◆ **Brief**:
Extract everything from the first line through the line with "ax = fig.add_axes([192/574, 46/380, 369/574, 276/380])", both ends included, except for any pictures.

* * * *

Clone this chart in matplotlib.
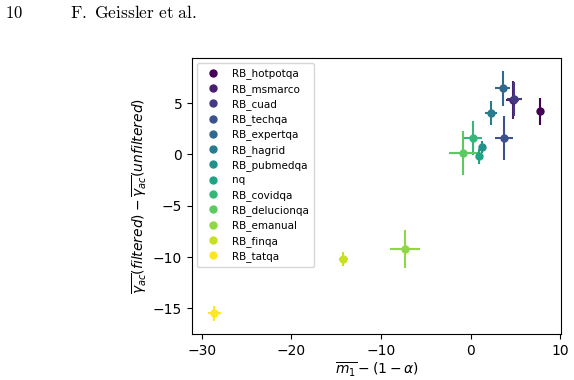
import matplotlib
matplotlib.use("Agg")
import matplotlib.pyplot as plt
from matplotlib.lines import Line2D
import numpy as np

datasets = ["RB_hotpotqa", "RB_msmarco", "RB_cuad", "RB_techqa", "RB_expertqa",
            "RB_hagrid", "RB_pubmedqa", "nq", "RB_covidqa", "RB_delucionqa",
            "RB_emanual", "RB_finqa", "RB_tatqa"]
x_vals = [7.8, 4.7, 4.9, 3.7, 3.6, 2.3, 1.25, 1.0, 0.3, -0.8, -7.3, -14.2, -28.6]
y_vals = [4.2, 5.35, 5.4, 1.6, 6.45, 4.05, 0.7, -0.2, 1.6, 0.1, -9.2, -10.2, -15.5]
x_err = [0.3, 0.75, 0.8, 1.0, 0.85, 0.7, 0.35, 0.4, 1.0, 1.6, 1.65, 0.5, 0.7]
y_err = [1.35, 1.85, 1.7, 2.1, 1.7, 1.15, 0.6, 0.7, 1.7, 2.15, 1.85, 0.7, 0.7]

plt.rcParams['mathtext.fontset'] = 'dejavusans'
fig = plt.figure(figsize=(5.74, 3.8), dpi=100)
ax = fig.add_axes([192/574, 46/380, 369/574, 276/380])

colors = plt.cm.viridis(np.linspace(0, 1, len(datasets)))
handles = []
for i, name in enumerate(datasets):
    ax.errorbar(x_vals[i], y_vals[i], xerr=x_err[i], yerr=y_err[i], fmt='o',
                color=colors[i], ms=5, elinewidth=1.5, capsize=0)
    handles.append(Line2D([], [], linestyle='none', marker='o', ms=5,
                          color=colors[i], label=name))

ax.set_xlim(-31.1, 10.1)
ax.set_ylim(-17.5, 9.4)
ax.set_xticks([-30, -20, -10, 0, 10])
ax.set_yticks([-15, -10, -5, 0, 5])
ax.tick_params(labelsize=10)
ax.set_xlabel(r'$\overline{m_1} - (1 - \alpha)$', fontsize=10, labelpad=2)
ax.set_ylabel(r'$\overline{\gamma_{ac}}(filtered) - \overline{\gamma_{ac}}(unfiltered)$',
              fontsize=10, labelpad=2)

ax.legend(handles=handles, loc='upper left', fontsize=7.5, handletextpad=0.8,
          borderpad=0.5, labelspacing=0.42, handlelength=2.0,
          bbox_to_anchor=(0.0, 1.0))

fig.text(5/574, 1 - 13/380, r'$\mathrm{10}$', fontsize=12, va='center',
         math_fontfamily='cm')
fig.text(70/574, 1 - 13/380, r'$\mathrm{F.\ Geissler\ et\ al.}$', fontsize=12.5,
         va='center', math_fontfamily='cm')

fig.savefig('out.png', dpi=100)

* * * *

◆ **Correct result**:
Clone this chart in matplotlib.
import matplotlib
matplotlib.use("Agg")
import matplotlib.pyplot as plt
from matplotlib.lines import Line2D
import numpy as np

datasets = ["RB_hotpotqa", "RB_msmarco", "RB_cuad", "RB_techqa", "RB_expertqa",
            "RB_hagrid", "RB_pubmedqa", "nq", "RB_covidqa", "RB_delucionqa",
            "RB_emanual", "RB_finqa", "RB_tatqa"]
x_vals = [7.8, 4.7, 4.9, 3.7, 3.6, 2.3, 1.25, 1.0, 0.3, -0.8, -7.3, -14.2, -28.6]
y_vals = [4.2, 5.35, 5.4, 1.6, 6.45, 4.05, 0.7, -0.2, 1.6, 0.1, -9.2, -10.2, -15.5]
x_err = [0.3, 0.75, 0.8, 1.0, 0.85, 0.7, 0.35, 0.4, 1.0, 1.6, 1.65, 0.5, 0.7]
y_err = [1.35, 1.85, 1.7, 2.1, 1.7, 1.15, 0.6, 0.7, 1.7, 2.15, 1.85, 0.7, 0.7]

plt.rcParams['mathtext.fontset'] = 'dejavusans'
fig = plt.figure(figsize=(5.74, 3.8), dpi=100)
ax = fig.add_axes([192/574, 46/380, 369/574, 276/380])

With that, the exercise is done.